• TASK DETAILS: Retype only what runs from the first line of the listing to the line holding "const proxSig = [[8, 110]];", both included. Do not retype the pictures.
++++++
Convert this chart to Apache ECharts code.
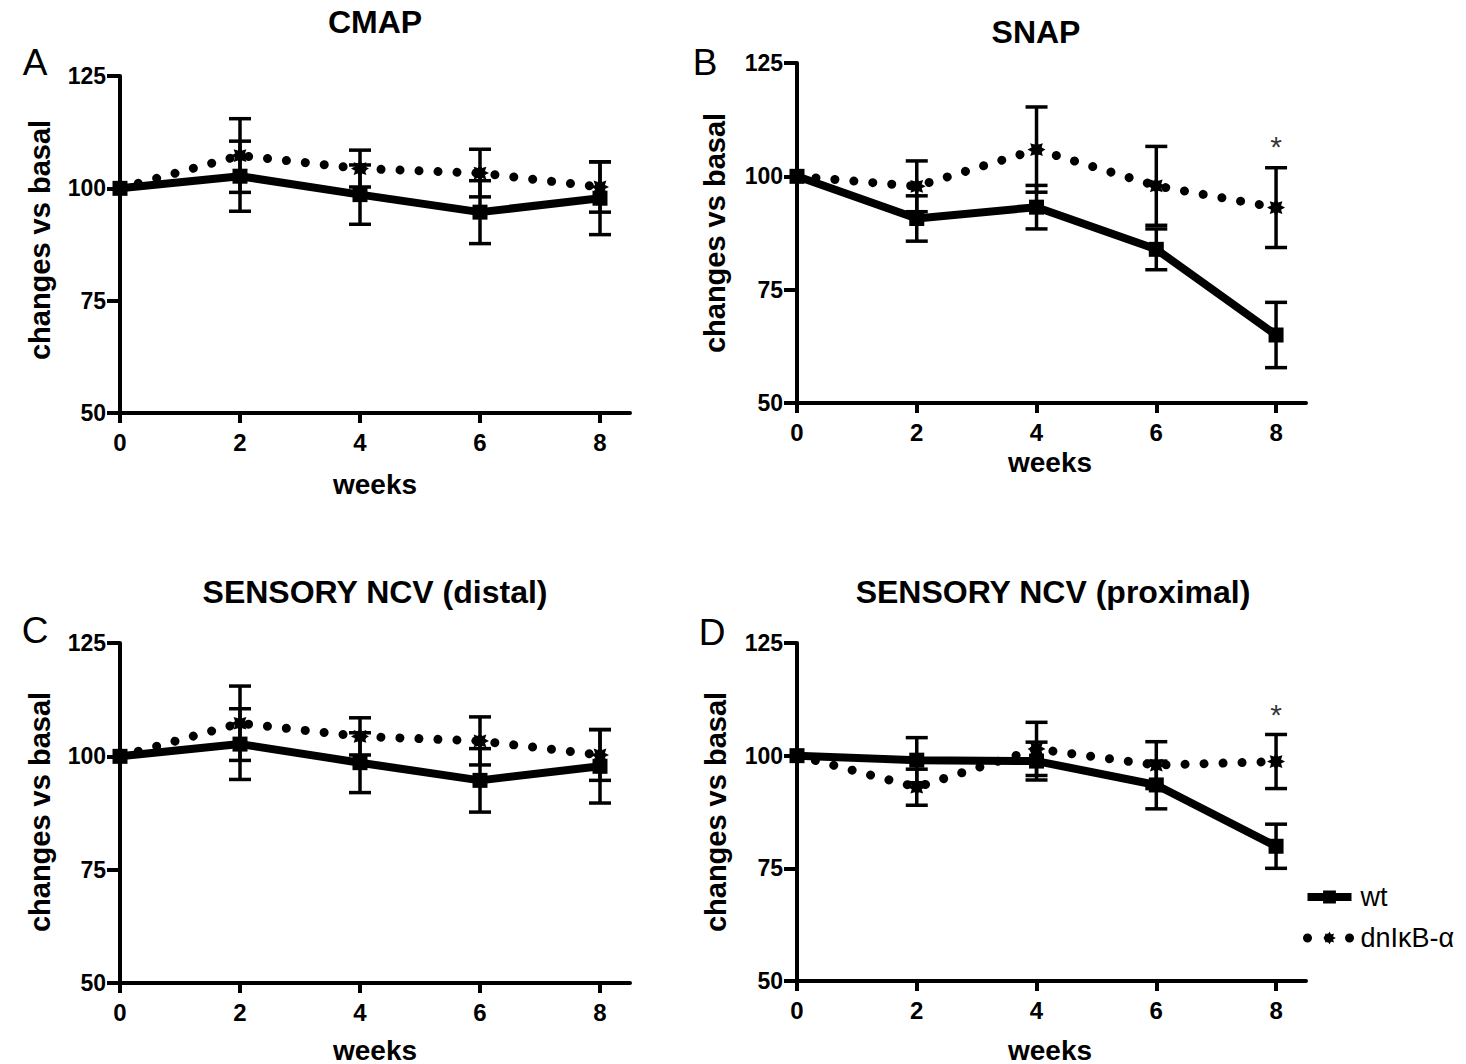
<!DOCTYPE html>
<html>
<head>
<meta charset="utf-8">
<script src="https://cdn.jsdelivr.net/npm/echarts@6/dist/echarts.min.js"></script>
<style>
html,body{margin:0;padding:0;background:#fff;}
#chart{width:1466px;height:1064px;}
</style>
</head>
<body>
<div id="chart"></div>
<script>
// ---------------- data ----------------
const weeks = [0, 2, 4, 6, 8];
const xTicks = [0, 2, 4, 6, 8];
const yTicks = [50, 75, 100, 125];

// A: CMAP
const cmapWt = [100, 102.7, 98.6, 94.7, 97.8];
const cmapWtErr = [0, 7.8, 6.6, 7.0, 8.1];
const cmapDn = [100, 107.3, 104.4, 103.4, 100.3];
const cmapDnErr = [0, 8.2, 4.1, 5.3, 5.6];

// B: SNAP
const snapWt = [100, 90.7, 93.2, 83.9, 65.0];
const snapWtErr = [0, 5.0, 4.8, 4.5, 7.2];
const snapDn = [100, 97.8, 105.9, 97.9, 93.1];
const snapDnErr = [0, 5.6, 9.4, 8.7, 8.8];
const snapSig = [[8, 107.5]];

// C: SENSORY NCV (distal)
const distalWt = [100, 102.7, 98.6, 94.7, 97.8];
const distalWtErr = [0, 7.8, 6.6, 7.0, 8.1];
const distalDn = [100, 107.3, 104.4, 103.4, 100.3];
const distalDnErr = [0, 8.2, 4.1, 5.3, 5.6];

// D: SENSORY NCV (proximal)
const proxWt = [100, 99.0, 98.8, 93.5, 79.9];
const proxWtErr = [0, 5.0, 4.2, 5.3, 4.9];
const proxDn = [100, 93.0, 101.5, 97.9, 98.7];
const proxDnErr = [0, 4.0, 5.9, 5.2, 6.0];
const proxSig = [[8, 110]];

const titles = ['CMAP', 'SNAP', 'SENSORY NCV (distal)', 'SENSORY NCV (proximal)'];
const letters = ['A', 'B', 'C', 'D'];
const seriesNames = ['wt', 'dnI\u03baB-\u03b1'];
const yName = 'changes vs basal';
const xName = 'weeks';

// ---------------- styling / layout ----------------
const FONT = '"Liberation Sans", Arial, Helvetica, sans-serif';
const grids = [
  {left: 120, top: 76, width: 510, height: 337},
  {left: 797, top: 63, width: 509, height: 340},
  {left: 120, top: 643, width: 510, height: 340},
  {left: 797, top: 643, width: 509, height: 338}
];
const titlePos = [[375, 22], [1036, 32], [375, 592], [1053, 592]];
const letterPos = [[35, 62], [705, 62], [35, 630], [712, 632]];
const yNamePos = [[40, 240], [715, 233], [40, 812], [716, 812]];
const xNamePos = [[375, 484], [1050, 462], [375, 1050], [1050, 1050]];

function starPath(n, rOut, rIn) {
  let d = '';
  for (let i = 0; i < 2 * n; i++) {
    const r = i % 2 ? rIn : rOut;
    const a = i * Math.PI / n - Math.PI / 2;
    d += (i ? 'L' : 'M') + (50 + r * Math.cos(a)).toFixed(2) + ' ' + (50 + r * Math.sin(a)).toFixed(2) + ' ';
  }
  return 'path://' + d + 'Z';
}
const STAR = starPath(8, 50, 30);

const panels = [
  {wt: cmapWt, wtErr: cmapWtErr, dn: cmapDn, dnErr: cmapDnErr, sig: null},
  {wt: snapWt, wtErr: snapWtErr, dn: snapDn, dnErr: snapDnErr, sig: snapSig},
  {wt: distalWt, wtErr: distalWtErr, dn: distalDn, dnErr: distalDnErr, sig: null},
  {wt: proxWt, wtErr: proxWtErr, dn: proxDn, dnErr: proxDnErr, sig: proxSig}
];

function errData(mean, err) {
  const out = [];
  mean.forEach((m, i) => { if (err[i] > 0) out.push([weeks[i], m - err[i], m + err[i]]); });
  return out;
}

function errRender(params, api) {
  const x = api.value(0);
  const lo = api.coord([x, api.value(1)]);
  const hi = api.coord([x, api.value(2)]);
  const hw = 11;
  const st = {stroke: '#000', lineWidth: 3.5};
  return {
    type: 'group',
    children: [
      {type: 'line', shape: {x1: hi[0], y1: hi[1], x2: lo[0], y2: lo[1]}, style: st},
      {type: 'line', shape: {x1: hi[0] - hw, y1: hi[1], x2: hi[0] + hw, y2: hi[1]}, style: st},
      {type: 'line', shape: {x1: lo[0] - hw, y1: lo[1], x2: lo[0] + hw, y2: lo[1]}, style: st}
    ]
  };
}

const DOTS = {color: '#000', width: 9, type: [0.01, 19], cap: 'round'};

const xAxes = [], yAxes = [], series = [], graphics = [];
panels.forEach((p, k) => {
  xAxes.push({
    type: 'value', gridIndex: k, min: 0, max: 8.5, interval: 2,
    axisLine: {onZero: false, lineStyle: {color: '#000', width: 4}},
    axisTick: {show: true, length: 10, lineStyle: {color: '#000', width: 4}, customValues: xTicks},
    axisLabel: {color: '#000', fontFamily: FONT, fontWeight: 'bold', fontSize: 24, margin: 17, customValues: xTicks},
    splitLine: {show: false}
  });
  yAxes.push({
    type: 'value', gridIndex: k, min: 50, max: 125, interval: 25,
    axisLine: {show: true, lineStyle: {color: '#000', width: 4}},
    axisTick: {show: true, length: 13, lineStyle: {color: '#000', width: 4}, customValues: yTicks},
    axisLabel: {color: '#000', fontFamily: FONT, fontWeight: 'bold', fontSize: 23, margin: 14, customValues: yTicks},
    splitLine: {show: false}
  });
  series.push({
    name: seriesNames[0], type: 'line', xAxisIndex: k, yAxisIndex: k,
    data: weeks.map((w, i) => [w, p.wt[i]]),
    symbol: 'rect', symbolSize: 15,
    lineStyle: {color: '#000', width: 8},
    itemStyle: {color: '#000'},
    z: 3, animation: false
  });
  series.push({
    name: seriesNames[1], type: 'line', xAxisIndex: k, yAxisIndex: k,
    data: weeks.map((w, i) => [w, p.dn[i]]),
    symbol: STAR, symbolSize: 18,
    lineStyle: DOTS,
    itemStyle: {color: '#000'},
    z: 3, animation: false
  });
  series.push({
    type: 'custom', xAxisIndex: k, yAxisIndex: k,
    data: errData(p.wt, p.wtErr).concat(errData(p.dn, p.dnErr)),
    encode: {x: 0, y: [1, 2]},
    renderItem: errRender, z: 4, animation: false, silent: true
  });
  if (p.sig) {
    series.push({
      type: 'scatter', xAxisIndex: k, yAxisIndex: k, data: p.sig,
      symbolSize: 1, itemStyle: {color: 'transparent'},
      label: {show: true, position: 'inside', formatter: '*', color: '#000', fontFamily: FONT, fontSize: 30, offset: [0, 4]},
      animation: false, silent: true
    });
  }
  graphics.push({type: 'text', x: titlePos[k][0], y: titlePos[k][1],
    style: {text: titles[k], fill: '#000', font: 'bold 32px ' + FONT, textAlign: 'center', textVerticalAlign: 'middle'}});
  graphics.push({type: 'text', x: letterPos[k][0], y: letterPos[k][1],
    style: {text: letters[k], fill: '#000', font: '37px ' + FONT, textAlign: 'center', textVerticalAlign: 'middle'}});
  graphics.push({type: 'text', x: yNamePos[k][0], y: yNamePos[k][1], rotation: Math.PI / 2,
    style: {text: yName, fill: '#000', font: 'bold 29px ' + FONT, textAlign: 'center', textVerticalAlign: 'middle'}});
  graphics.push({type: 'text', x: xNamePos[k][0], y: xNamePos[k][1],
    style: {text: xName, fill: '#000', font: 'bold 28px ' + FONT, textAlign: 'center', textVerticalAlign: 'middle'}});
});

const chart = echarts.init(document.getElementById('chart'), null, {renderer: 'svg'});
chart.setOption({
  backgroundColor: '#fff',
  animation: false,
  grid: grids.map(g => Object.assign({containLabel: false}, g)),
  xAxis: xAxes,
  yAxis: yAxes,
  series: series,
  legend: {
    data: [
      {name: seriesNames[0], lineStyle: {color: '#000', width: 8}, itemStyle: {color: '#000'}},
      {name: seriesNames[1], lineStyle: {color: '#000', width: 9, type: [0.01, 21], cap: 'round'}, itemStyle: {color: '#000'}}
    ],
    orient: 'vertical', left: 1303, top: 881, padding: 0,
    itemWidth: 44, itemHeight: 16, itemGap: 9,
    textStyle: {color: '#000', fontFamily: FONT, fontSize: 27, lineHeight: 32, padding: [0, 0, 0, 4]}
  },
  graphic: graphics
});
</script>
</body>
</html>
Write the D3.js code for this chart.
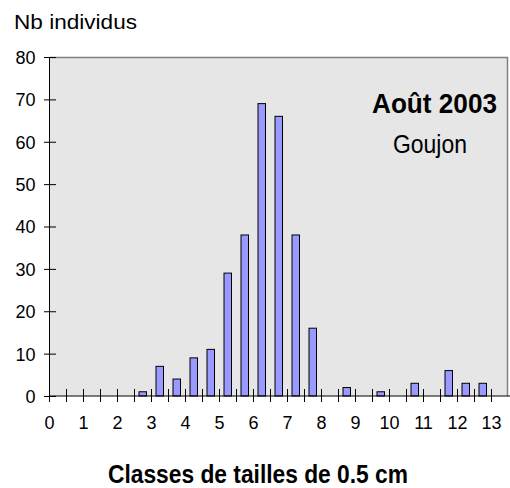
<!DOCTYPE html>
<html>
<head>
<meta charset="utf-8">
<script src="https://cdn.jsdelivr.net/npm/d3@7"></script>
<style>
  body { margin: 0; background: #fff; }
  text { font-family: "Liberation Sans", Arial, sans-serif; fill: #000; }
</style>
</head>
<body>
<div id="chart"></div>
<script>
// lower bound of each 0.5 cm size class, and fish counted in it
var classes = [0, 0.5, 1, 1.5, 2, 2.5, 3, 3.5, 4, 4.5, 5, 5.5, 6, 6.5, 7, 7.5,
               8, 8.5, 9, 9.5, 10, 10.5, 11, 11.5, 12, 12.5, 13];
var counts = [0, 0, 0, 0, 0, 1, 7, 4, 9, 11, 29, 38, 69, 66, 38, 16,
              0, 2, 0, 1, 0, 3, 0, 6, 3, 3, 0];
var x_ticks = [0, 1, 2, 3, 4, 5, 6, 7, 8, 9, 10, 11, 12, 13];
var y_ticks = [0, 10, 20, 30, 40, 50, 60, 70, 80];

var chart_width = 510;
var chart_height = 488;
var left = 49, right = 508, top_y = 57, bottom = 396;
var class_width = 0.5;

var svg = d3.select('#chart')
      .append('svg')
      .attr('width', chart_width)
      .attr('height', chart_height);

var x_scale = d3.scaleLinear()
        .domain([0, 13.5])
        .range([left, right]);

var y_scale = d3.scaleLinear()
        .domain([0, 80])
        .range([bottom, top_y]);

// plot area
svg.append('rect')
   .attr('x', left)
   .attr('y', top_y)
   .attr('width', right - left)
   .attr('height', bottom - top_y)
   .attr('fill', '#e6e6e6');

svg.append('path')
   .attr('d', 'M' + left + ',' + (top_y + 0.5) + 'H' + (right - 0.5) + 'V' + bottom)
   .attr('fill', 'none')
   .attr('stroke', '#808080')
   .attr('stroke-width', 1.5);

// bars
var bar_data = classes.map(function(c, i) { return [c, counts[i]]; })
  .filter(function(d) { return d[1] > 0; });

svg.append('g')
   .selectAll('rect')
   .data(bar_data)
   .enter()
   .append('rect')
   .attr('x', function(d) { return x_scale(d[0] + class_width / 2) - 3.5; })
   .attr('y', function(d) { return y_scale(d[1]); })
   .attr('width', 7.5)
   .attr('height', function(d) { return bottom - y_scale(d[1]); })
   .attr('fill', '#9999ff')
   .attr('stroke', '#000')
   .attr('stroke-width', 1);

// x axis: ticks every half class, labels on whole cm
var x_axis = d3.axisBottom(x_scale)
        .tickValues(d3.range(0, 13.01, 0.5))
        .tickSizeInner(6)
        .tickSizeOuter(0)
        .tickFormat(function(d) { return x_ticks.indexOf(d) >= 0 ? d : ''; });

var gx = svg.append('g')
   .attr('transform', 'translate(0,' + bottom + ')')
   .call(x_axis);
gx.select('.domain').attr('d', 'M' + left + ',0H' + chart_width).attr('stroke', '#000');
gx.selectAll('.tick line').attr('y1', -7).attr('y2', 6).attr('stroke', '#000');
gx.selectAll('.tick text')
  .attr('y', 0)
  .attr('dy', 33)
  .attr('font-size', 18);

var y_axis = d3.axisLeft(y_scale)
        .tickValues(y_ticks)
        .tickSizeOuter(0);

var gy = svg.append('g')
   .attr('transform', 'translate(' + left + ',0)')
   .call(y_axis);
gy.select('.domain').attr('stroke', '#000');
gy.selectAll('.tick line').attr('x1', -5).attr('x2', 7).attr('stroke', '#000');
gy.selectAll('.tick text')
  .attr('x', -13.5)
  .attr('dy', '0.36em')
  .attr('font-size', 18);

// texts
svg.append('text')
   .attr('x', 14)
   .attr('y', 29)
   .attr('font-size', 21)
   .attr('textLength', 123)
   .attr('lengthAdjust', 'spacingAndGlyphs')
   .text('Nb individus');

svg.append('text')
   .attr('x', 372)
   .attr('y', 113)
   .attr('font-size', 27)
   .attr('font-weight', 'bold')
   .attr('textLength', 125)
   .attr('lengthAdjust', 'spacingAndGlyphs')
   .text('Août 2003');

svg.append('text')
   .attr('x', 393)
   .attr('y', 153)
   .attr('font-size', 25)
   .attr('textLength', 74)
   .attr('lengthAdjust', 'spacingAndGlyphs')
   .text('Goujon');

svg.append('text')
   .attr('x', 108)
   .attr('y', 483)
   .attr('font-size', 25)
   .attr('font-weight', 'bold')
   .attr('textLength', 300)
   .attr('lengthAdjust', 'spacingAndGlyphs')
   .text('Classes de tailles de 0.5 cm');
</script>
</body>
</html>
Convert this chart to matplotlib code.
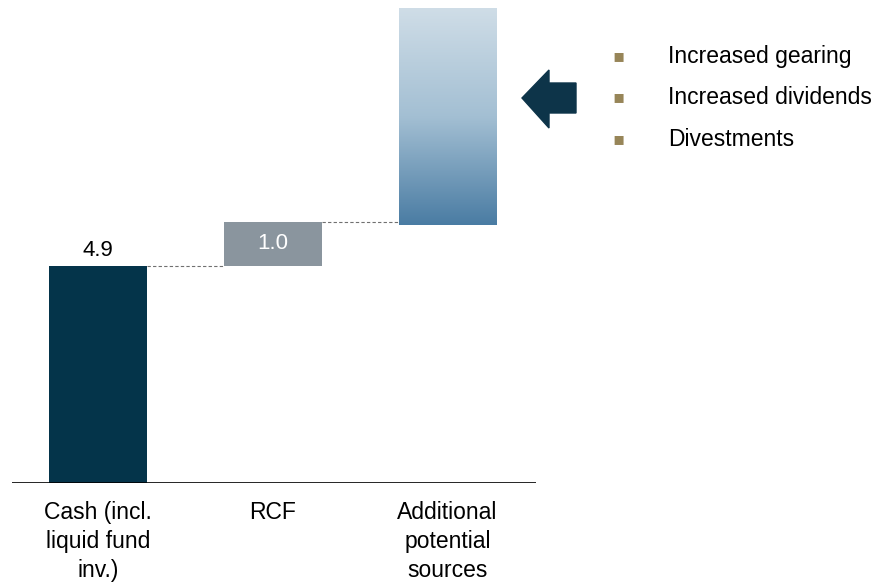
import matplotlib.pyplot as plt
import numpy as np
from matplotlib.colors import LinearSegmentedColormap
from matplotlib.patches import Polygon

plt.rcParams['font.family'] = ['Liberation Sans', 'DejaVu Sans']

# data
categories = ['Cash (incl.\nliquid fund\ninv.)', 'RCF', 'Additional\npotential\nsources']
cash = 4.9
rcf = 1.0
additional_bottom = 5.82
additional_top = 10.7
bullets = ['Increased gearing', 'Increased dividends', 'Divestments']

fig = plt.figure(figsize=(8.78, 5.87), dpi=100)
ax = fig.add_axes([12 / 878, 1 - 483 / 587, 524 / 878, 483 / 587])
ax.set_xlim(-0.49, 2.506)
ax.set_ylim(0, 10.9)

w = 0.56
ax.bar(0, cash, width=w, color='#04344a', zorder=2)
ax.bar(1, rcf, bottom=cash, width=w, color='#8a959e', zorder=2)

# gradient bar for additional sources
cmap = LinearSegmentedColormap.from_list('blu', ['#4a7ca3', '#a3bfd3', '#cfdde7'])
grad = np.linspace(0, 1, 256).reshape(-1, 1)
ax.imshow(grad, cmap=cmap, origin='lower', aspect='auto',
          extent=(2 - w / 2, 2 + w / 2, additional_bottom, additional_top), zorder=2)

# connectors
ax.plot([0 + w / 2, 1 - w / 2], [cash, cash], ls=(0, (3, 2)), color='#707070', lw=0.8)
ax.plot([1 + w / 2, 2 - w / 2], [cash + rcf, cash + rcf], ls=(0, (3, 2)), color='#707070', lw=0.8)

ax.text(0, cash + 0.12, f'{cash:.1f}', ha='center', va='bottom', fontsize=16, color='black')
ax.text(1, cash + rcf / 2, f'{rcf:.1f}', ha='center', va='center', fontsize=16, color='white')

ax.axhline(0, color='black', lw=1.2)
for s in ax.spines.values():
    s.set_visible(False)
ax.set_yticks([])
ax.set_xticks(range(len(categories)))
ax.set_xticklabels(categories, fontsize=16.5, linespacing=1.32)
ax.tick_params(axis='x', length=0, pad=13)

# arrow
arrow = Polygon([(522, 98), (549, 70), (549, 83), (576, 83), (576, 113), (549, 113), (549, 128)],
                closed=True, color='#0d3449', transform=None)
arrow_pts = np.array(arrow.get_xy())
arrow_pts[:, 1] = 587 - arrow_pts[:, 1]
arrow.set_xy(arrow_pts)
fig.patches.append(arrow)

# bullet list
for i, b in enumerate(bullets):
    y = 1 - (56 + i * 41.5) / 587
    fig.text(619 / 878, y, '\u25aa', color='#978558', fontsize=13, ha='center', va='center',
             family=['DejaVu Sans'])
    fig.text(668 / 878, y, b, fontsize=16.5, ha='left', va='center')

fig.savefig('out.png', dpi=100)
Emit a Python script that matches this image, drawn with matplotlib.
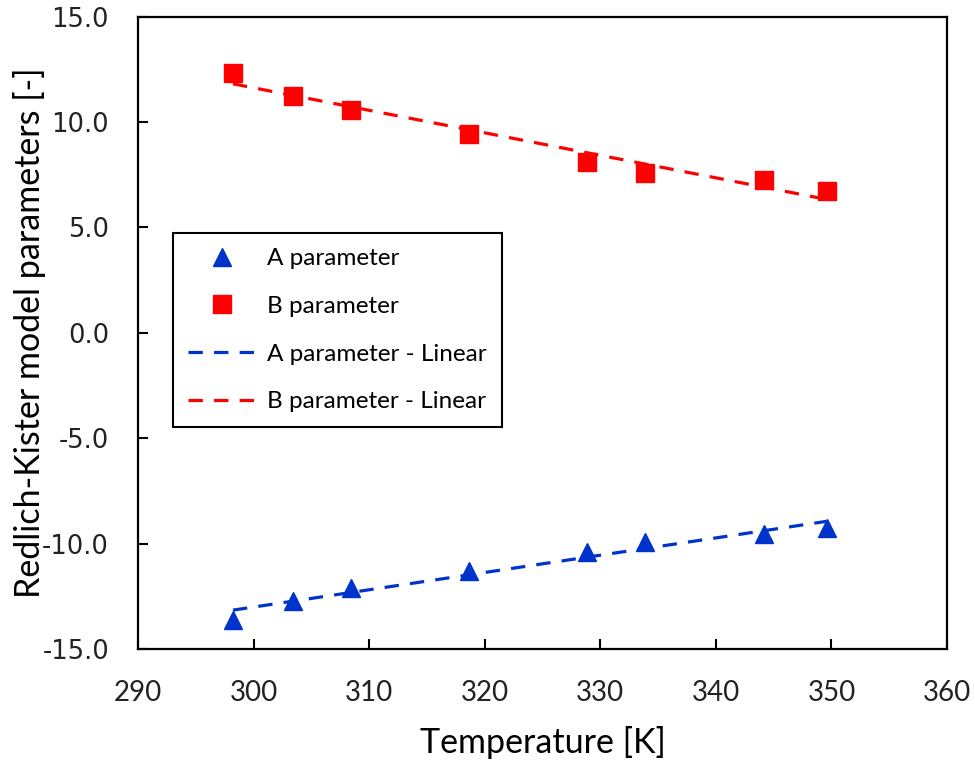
++++++
• RESPONSE:
Convert this chart to Apache ECharts code.
<!DOCTYPE html>
<html>
<head>
<meta charset="utf-8">
<script src="https://cdn.jsdelivr.net/npm/echarts@6/dist/echarts.min.js"></script>
<style>
html,body{margin:0;padding:0;background:#fff;}
#chart{width:1466px;height:1064px;}
</style>
</head>
<body>
<div id="chart"></div>
<script>
// ---------------- data ----------------
const weeks = [0, 2, 4, 6, 8];
const xTicks = [0, 2, 4, 6, 8];
const yTicks = [50, 75, 100, 125];

// A: CMAP
const cmapWt = [100, 102.7, 98.6, 94.7, 97.8];
const cmapWtErr = [0, 7.8, 6.6, 7.0, 8.1];
const cmapDn = [100, 107.3, 104.4, 103.4, 100.3];
const cmapDnErr = [0, 8.2, 4.1, 5.3, 5.6];

// B: SNAP
const snapWt = [100, 90.7, 93.2, 83.9, 65.0];
const snapWtErr = [0, 5.0, 4.8, 4.5, 7.2];
const snapDn = [100, 97.8, 105.9, 97.9, 93.1];
const snapDnErr = [0, 5.6, 9.4, 8.7, 8.8];
const snapSig = [[8, 107.5]];

// C: SENSORY NCV (distal)
const distalWt = [100, 102.7, 98.6, 94.7, 97.8];
const distalWtErr = [0, 7.8, 6.6, 7.0, 8.1];
const distalDn = [100, 107.3, 104.4, 103.4, 100.3];
const distalDnErr = [0, 8.2, 4.1, 5.3, 5.6];

// D: SENSORY NCV (proximal)
const proxWt = [100, 99.0, 98.8, 93.5, 79.9];
const proxWtErr = [0, 5.0, 4.2, 5.3, 4.9];
const proxDn = [100, 93.0, 101.5, 97.9, 98.7];
const proxDnErr = [0, 4.0, 5.9, 5.2, 6.0];
const proxSig = [[8, 110]];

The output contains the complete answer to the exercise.